26 October 2018

Financial disputes in divorce: Can a 'private' FDR save the time and expense of a Court battle?


Vanessa Mitchell
Associate | UK

In family law, what is Financial Dispute Resolution (FDR)?

Starting financial proceedings in England and Wales puts in place a court timetable. Parties may resolve their case amicably at any time, but absent agreement, there will be at least 3 court hearings parties have to attend. The second of those hearings is a ‘financial dispute resolution appointment’ *FDR for short).

An FDR is akin to judicial mediation. Parties (and their advisers) attend Court having set out in advance their proposals for settlement. The Judge is then asked what they would order if they were the Judge dealing with the case at trial. The idea is to give parties the opportunity to hear directly from the court what they would do, but the Judge cannot force the parties to agree. Instead, the spouses are given the opportunity to then settle the case, knowing that if they fail to do so, they will most likely have to incur the costs of an expensive trial some months (or possibly years) ahead.

Is this a new approach?

Private FDR’s have been on the rise in the last few years. The concept is the same as in a Court-based FDR – you ask an experienced Judge (or retired Judge, or senior barrister) to give you their ‘sneak preview’ in the hope it helps settle the case – the circumstances in which it takes place are a far cry from what often takes place at the family Court.

The process and its advantages

The most significant advantage is that the parties decide between them which ‘Judge’ should be tasked with their case. Knowing that they have had a direct involvement in the choice of Judge, and that the Judge will be there on the day and will have read all the materials, inspires confidence in what they say. The parties are voluntary participants in a process which they can control. They will also know that their chosen ‘Judge’ will have experience in dealing with the particular issues relevant to their case.

The private FDR does require the parties to have invested financially in the process: the ‘Judge’ will charge a fee, but for that fee he or she will spend, if necessary, a full day with the parties, on a date of their choice, and in a location of their choice. The day will usually be spent in the comfort of solicitors’ offices, where everyone has their own room, documents can easily be typed up and printed off, and where parties can freely discuss proposals for settlement without fear of being overheard (such as in the public waiting rooms in most Courts). The parties can also decide on the agenda for the day, and can decide what aspects of the case require more time and attention.

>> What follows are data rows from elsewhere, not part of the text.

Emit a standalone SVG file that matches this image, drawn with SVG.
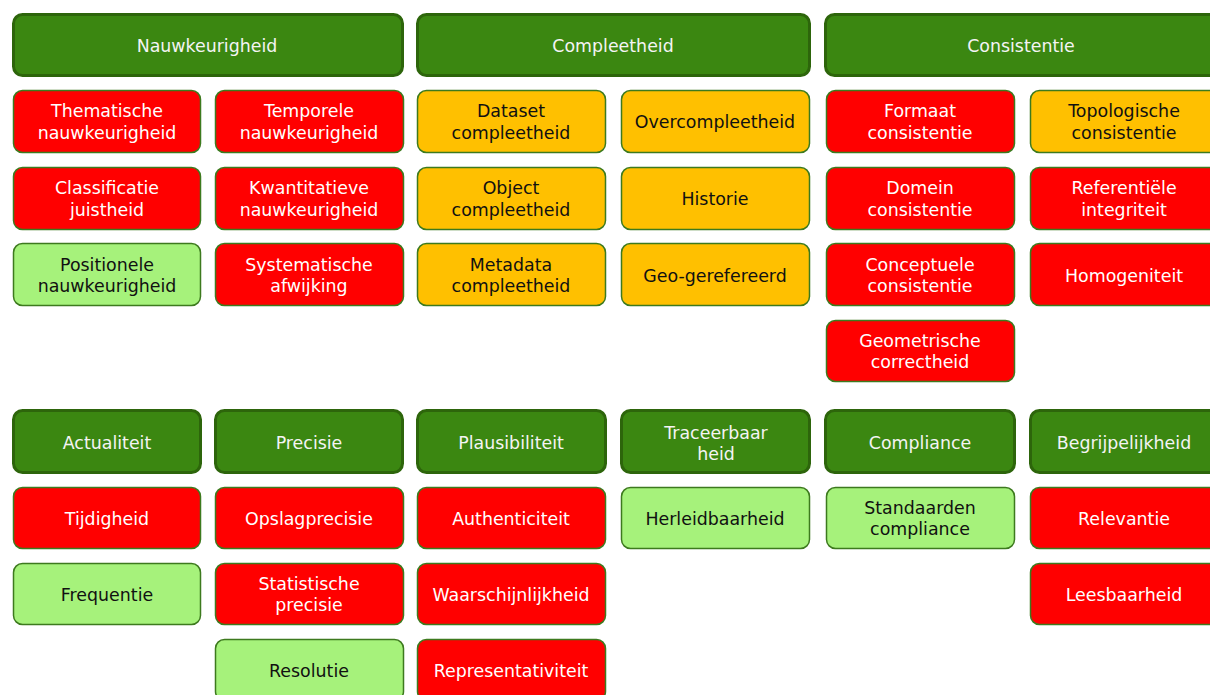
<svg xmlns="http://www.w3.org/2000/svg" width="1210" height="695" viewBox="0 0 1210 695">
  <style>
    text { font-family: "DejaVu Sans", Verdana, sans-serif; font-size: 17.4px; text-anchor: middle; }
    .hdr rect { fill: #3b8711; stroke: #2d650b; stroke-width: 3; }
    .hdr text { fill: #f4f4f4; }
    .box rect { stroke: #3d7a1e; stroke-width: 1.5; }
    .red rect { fill: #ff0000; }
    .red text { fill: #ffffff; }
    .org rect { fill: #ffc000; }
    .org text { fill: #111111; }
    .lgr rect { fill: #a6f27b; }
    .lgr text { fill: #111111; }
  </style>

  <!-- category headers, top band -->
  <g id="nauwkeurigheid" class="hdr"><rect x="13.5" y="14.5" width="389" height="61" rx="9"/><text x="207" y="52">Nauwkeurigheid</text></g>
  <g id="compleetheid" class="hdr"><rect x="417.5" y="14.5" width="392" height="61" rx="9"/><text x="613" y="52">Compleetheid</text></g>
  <g id="consistentie" class="hdr"><rect x="825.5" y="14.5" width="394" height="61" rx="9"/><text x="1021" y="52">Consistentie</text></g>

  <!-- Nauwkeurigheid -->
  <g id="thematische" class="box red"><rect x="13.5" y="90.5" width="187" height="62" rx="9"/><text x="107" y="117">Thematische</text><text x="107" y="139">nauwkeurigheid</text></g>
  <g id="temporele" class="box red"><rect x="215.5" y="90.5" width="188" height="62" rx="9"/><text x="309" y="117">Temporele</text><text x="309" y="139">nauwkeurigheid</text></g>
  <g id="classificatie" class="box red"><rect x="13.5" y="167.5" width="187" height="62" rx="9"/><text x="107" y="194">Classificatie</text><text x="107" y="216">juistheid</text></g>
  <g id="kwantitatieve" class="box red"><rect x="215.5" y="167.5" width="188" height="62" rx="9"/><text x="309" y="194">Kwantitatieve</text><text x="309" y="216">nauwkeurigheid</text></g>
  <g id="positionele" class="box lgr"><rect x="13.5" y="243.5" width="187" height="62" rx="9"/><text x="107" y="271">Positionele</text><text x="107" y="292">nauwkeurigheid</text></g>
  <g id="systematische" class="box red"><rect x="215.5" y="243.5" width="188" height="62" rx="9"/><text x="309" y="271">Systematische</text><text x="309" y="292">afwijking</text></g>

  <!-- Compleetheid -->
  <g id="dataset" class="box org"><rect x="417.5" y="90.5" width="188" height="62" rx="9"/><text x="511" y="117">Dataset</text><text x="511" y="139">compleetheid</text></g>
  <g id="overcompleetheid" class="box org"><rect x="621.5" y="90.5" width="188" height="62" rx="9"/><text x="715" y="128">Overcompleetheid</text></g>
  <g id="object" class="box org"><rect x="417.5" y="167.5" width="188" height="62" rx="9"/><text x="511" y="194">Object</text><text x="511" y="216">compleetheid</text></g>
  <g id="historie" class="box org"><rect x="621.5" y="167.5" width="188" height="62" rx="9"/><text x="715" y="205">Historie</text></g>
  <g id="metadata" class="box org"><rect x="417.5" y="243.5" width="188" height="62" rx="9"/><text x="511" y="271">Metadata</text><text x="511" y="292">compleetheid</text></g>
  <g id="geogerefereerd" class="box org"><rect x="621.5" y="243.5" width="188" height="62" rx="9"/><text x="715" y="282">Geo-gerefereerd</text></g>

  <!-- Consistentie -->
  <g id="formaat" class="box red"><rect x="826.5" y="90.5" width="188" height="62" rx="9"/><text x="920" y="117">Formaat</text><text x="920" y="139">consistentie</text></g>
  <g id="topologische" class="box org"><rect x="1030.5" y="90.5" width="188" height="62" rx="9"/><text x="1124" y="117">Topologische</text><text x="1124" y="139">consistentie</text></g>
  <g id="domein" class="box red"><rect x="826.5" y="167.5" width="188" height="62" rx="9"/><text x="920" y="194">Domein</text><text x="920" y="216">consistentie</text></g>
  <g id="referentiele" class="box red"><rect x="1030.5" y="167.5" width="188" height="62" rx="9"/><text x="1124" y="194">Referentiële</text><text x="1124" y="216">integriteit</text></g>
  <g id="conceptuele" class="box red"><rect x="826.5" y="243.5" width="188" height="62" rx="9"/><text x="920" y="271">Conceptuele</text><text x="920" y="292">consistentie</text></g>
  <g id="homogeniteit" class="box red"><rect x="1030.5" y="243.5" width="188" height="62" rx="9"/><text x="1124" y="282">Homogeniteit</text></g>
  <g id="geometrische" class="box red"><rect x="826.5" y="320.5" width="188" height="61" rx="9"/><text x="920" y="347">Geometrische</text><text x="920" y="368">correctheid</text></g>

  <!-- category headers, bottom band -->
  <g id="actualiteit" class="hdr"><rect x="13.5" y="410.5" width="187" height="62" rx="9"/><text x="107" y="449">Actualiteit</text></g>
  <g id="precisie" class="hdr"><rect x="215.5" y="410.5" width="187" height="62" rx="9"/><text x="309" y="449">Precisie</text></g>
  <g id="plausibiliteit" class="hdr"><rect x="417.5" y="410.5" width="188" height="62" rx="9"/><text x="511" y="449">Plausibiliteit</text></g>
  <g id="traceerbaarheid" class="hdr"><rect x="621.5" y="410.5" width="188" height="62" rx="9"/><text x="716" y="439">Traceerbaar</text><text x="716" y="460">heid</text></g>
  <g id="compliance" class="hdr"><rect x="825.5" y="410.5" width="189" height="62" rx="9"/><text x="920" y="449">Compliance</text></g>
  <g id="begrijpelijkheid" class="hdr"><rect x="1030.5" y="410.5" width="189" height="62" rx="9"/><text x="1124" y="449">Begrijpelijkheid</text></g>

  <!-- Actualiteit -->
  <g id="tijdigheid" class="box red"><rect x="13.5" y="487.5" width="187" height="61" rx="9"/><text x="107" y="525">Tijdigheid</text></g>
  <g id="frequentie" class="box lgr"><rect x="13.5" y="563.5" width="187" height="61" rx="9"/><text x="107" y="601">Frequentie</text></g>

  <!-- Precisie -->
  <g id="opslagprecisie" class="box red"><rect x="215.5" y="487.5" width="188" height="61" rx="9"/><text x="309" y="525">Opslagprecisie</text></g>
  <g id="statistische" class="box red"><rect x="215.5" y="563.5" width="188" height="61" rx="9"/><text x="309" y="590">Statistische</text><text x="309" y="611">precisie</text></g>
  <g id="resolutie" class="box lgr"><rect x="215.5" y="639.5" width="188" height="61" rx="9"/><text x="309" y="677">Resolutie</text></g>

  <!-- Plausibiliteit -->
  <g id="authenticiteit" class="box red"><rect x="417.5" y="487.5" width="188" height="61" rx="9"/><text x="511" y="525">Authenticiteit</text></g>
  <g id="waarschijnlijkheid" class="box red"><rect x="417.5" y="563.5" width="188" height="61" rx="9"/><text x="511" y="601">Waarschijnlijkheid</text></g>
  <g id="representativiteit" class="box red"><rect x="417.5" y="639.5" width="188" height="61" rx="9"/><text x="511" y="677">Representativiteit</text></g>

  <!-- Traceerbaarheid -->
  <g id="herleidbaarheid" class="box lgr"><rect x="621.5" y="487.5" width="188" height="61" rx="9"/><text x="715" y="525">Herleidbaarheid</text></g>

  <!-- Compliance -->
  <g id="standaarden" class="box lgr"><rect x="826.5" y="487.5" width="188" height="61" rx="9"/><text x="920" y="514">Standaarden</text><text x="920" y="535">compliance</text></g>

  <!-- Begrijpelijkheid -->
  <g id="relevantie" class="box red"><rect x="1030.5" y="487.5" width="188" height="61" rx="9"/><text x="1124" y="525">Relevantie</text></g>
  <g id="leesbaarheid" class="box red"><rect x="1030.5" y="563.5" width="188" height="61" rx="9"/><text x="1124" y="601">Leesbaarheid</text></g>

  <!-- no connectors in this chart -->
  <g id="connectors"/>
</svg>
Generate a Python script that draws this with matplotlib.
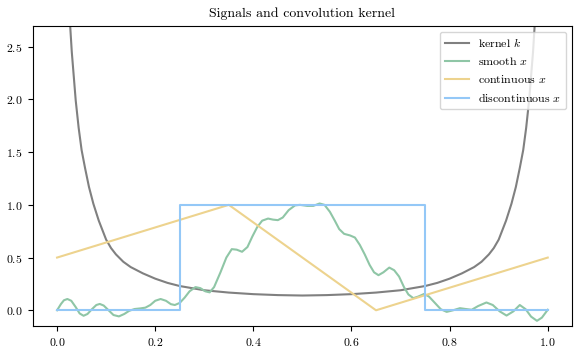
import matplotlib
matplotlib.use("Agg")
import matplotlib.pyplot as plt

plt.rcParams["font.family"] = "serif"
plt.rcParams["font.serif"] = ["cmr10"]
plt.rcParams["mathtext.fontset"] = "cm"
plt.rcParams["axes.formatter.use_mathtext"] = True

# kernel k
kernel_x = [0.026, 0.030, 0.034, 0.038, 0.044, 0.050, 0.057, 0.065, 0.074, 0.085,
            0.100, 0.110, 0.120, 0.135, 0.150, 0.175, 0.200, 0.225, 0.250, 0.300,
            0.350, 0.400, 0.450, 0.500, 0.550, 0.600, 0.650, 0.700, 0.750, 0.775,
            0.800, 0.825, 0.850, 0.865, 0.880, 0.890, 0.900, 0.915, 0.926, 0.935,
            0.943, 0.950, 0.956, 0.962, 0.966, 0.970, 0.974]
kernel_y = [2.75, 2.45, 2.22, 1.99, 1.73, 1.52, 1.35, 1.17, 1.01, 0.85,
            0.67, 0.59, 0.53, 0.46, 0.41, 0.35, 0.30, 0.26, 0.23, 0.19,
            0.168, 0.153, 0.144, 0.140, 0.144, 0.153, 0.168, 0.19, 0.23, 0.26,
            0.30, 0.35, 0.41, 0.46, 0.53, 0.59, 0.67, 0.85, 1.01, 1.17,
            1.35, 1.52, 1.73, 1.99, 2.22, 2.45, 2.75]

# smooth x
smooth_x = [0.000, 0.008, 0.014, 0.021, 0.029, 0.038, 0.046, 0.054, 0.062, 0.071,
            0.080, 0.087, 0.095, 0.105, 0.115, 0.126, 0.137, 0.147, 0.158, 0.170,
            0.180, 0.190, 0.200, 0.211, 0.222, 0.232, 0.240, 0.250, 0.260, 0.270,
            0.282, 0.292, 0.302, 0.311, 0.320, 0.333, 0.345, 0.356, 0.366, 0.377,
            0.388, 0.398, 0.408, 0.418, 0.430, 0.440, 0.450, 0.460, 0.472, 0.485,
            0.495, 0.510, 0.522, 0.535, 0.545, 0.556, 0.566, 0.575, 0.585, 0.597,
            0.607, 0.617, 0.627, 0.637, 0.646, 0.655, 0.665, 0.677, 0.687, 0.697,
            0.707, 0.716, 0.726, 0.736, 0.748, 0.758, 0.770, 0.782, 0.794, 0.807,
            0.821, 0.833, 0.845, 0.858, 0.875, 0.888, 0.902, 0.916, 0.930, 0.943,
            0.955, 0.966, 0.978, 0.988, 1.000]
smooth_y = [0.000, 0.060, 0.095, 0.107, 0.090, 0.030, -0.030, -0.052, -0.035, 0.010,
            0.050, 0.060, 0.045, 0.000, -0.045, -0.058, -0.035, -0.005, 0.012, 0.018,
            0.025, 0.050, 0.090, 0.107, 0.090, 0.058, 0.050, 0.070, 0.120, 0.180,
            0.220, 0.210, 0.180, 0.170, 0.220, 0.360, 0.500, 0.580, 0.575, 0.555,
            0.600, 0.700, 0.790, 0.850, 0.870, 0.860, 0.855, 0.880, 0.950, 0.995,
            1.000, 0.990, 0.990, 1.013, 1.000, 0.934, 0.850, 0.770, 0.725, 0.710,
            0.690, 0.620, 0.530, 0.430, 0.360, 0.333, 0.360, 0.405, 0.380, 0.320,
            0.220, 0.150, 0.115, 0.130, 0.155, 0.130, 0.070, 0.010, -0.015, 0.000,
            0.020, 0.012, 0.005, 0.040, 0.074, 0.050, -0.010, -0.050, -0.010, 0.050,
            0.010, -0.060, -0.100, -0.070, 0.005]

# continuous x
cont_x = [0.0, 0.35, 0.65, 1.0]
cont_y = [0.5, 1.0, 0.0, 0.5]

# discontinuous x
disc_x = [0.0, 0.25, 0.25, 0.75, 0.75, 1.0]
disc_y = [0.0, 0.0, 1.0, 1.0, 0.0, 0.0]

fig = plt.figure(figsize=(5.81, 3.56), dpi=100)
ax = fig.add_axes([0.056, 0.084, 0.929, 0.844])

ax.plot(kernel_x, kernel_y, color="#808080", lw=1.5, label="kernel $k$")
ax.plot(smooth_x, smooth_y, color="#8fc6a6", lw=1.5, label="smooth $x$")
ax.plot(cont_x, cont_y, color="#edd38e", lw=1.5, label="continuous $x$")
ax.plot(disc_x, disc_y, color="#94c8f7", lw=1.5, label="discontinuous $x$")

ax.set_xlim(-0.05, 1.05)
ax.set_ylim(-0.15, 2.7)
ax.set_title("Signals and convolution kernel", fontsize=10)
ax.tick_params(labelsize=8.5)
ax.legend(loc="upper right", fontsize=8.6)

fig.savefig("out.png", dpi=100)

In the unfortunate event a settlement appears to be far off, the parties may want to ask the ‘Judge’ to take on the role of mediator, and they will then become more actively involved in trying to broker the deal. There is flexibility that the parties cannot otherwise achieve in the Court-based FDR.

A word of warning if you choose not to go the ‘private’ route…

In theory FDRs are a great idea and many cases do settle at or around the FDR stage, but increasingly the experience is disappointing for clients. An overstretched Court system means many Judges are having to juggle a number of FDRs at any one time. It’s unrealistic to expect judges to understand such a variety of different facts from different cases and give clear guidance on each issue. For very unfortunate clients, there may simply be no Judge allocated to the case at all on the day, and they have to come back another time (and further expense).

Many clients come away feeling disappointed and weary. They may feel they have lost their best (and only) opportunity to try to resolve the case, but are not be prepared to follow the Judge’s indication because they felt their concerns were not properly addressed, the Judge was too much in favour of the ‘other side’, and they hope for ‘better luck next time’.

Private FDRs are a real attractive alternative to Court in the appropriate case and are certainly an option to consider to achieve a swift solution or at the very least an indication of a likely outcome at trial. As always, our advice is to think through your options and approach very carefully.